THE major highlights of the Kadayawan sa Dabaw Festival reel off on Saturday and Sunday, August 19 and 20, and this gives Dabawenyos more impetus to ensure that the city is safe for everyone and that the grand celebration will be brought to a close with but happy memories to remember it by.
We have witnessed well-organized activities, so far, and people are enjoying everything that is offered, that is a good sign.
Hotels are fully booked, and visitor arrivals have spiked. That, too, is very good.
All we need to do is to keep the peace, watch out for each other's back and cooperate with authorities.
Those studying how to secure public spaces amid the growing and variegated terrorist threats in the world from suicide bombers to van drivers just smashing into people as what has happened in Barcelona, Spain, have coined the three-step approach: See it. Say it. Sorted.
Where the public is told: "If you see something that doesn’t look right, speak to the police (or in our case, Central 911). We’ll sort it."
While it is close to impossible to completely protect public spaces from those who have plotted to do harm, a public space becomes less attractive to attackers where there are police presence and vigilant people.
We have at our disposal the Central 911, just dial the number, and you can be assured that your concern will be attended to. Thus, our appeal to those who have nothing better to do, do not even think of making prank calls to this number. You are not only causing inconvenience, you can place the whole city in danger. Respect that number for the service it has been giving us in all types of emergencies and needs for assistance.

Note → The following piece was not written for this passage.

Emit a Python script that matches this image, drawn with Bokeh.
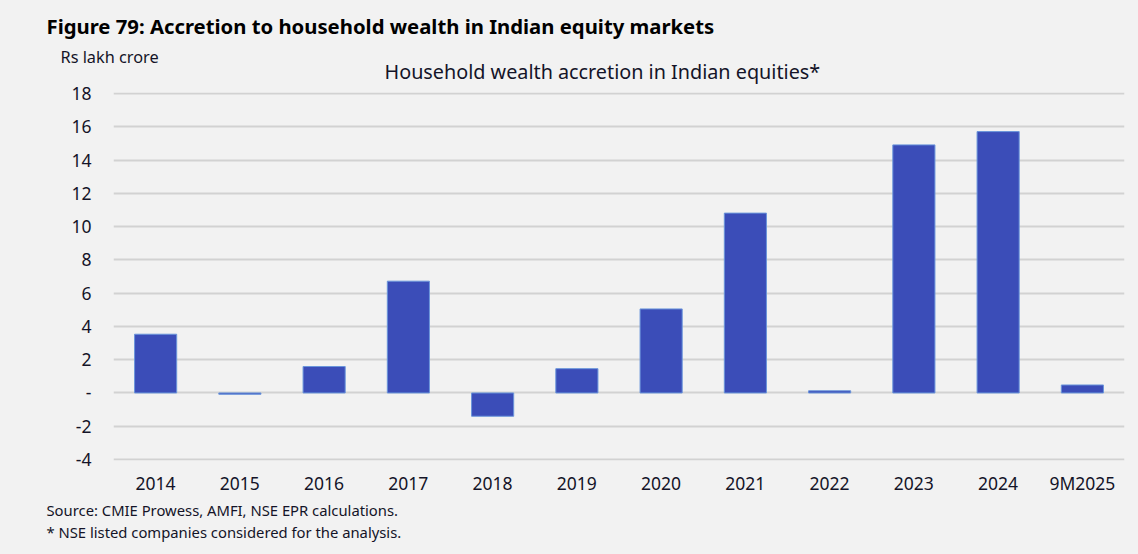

Through the years, those who have sought the help of 911 has only positive words about this dedicated group, let us make sure that they can do their jobs well by not bothering them with prank calls and regarding them as a key partner of our communities and our people.
We're all in this together to make our Kadayawan sa Dabaw Festival a success. Again: "If you see something that doesn’t look right, speak to the police (or in our case, Central 911)."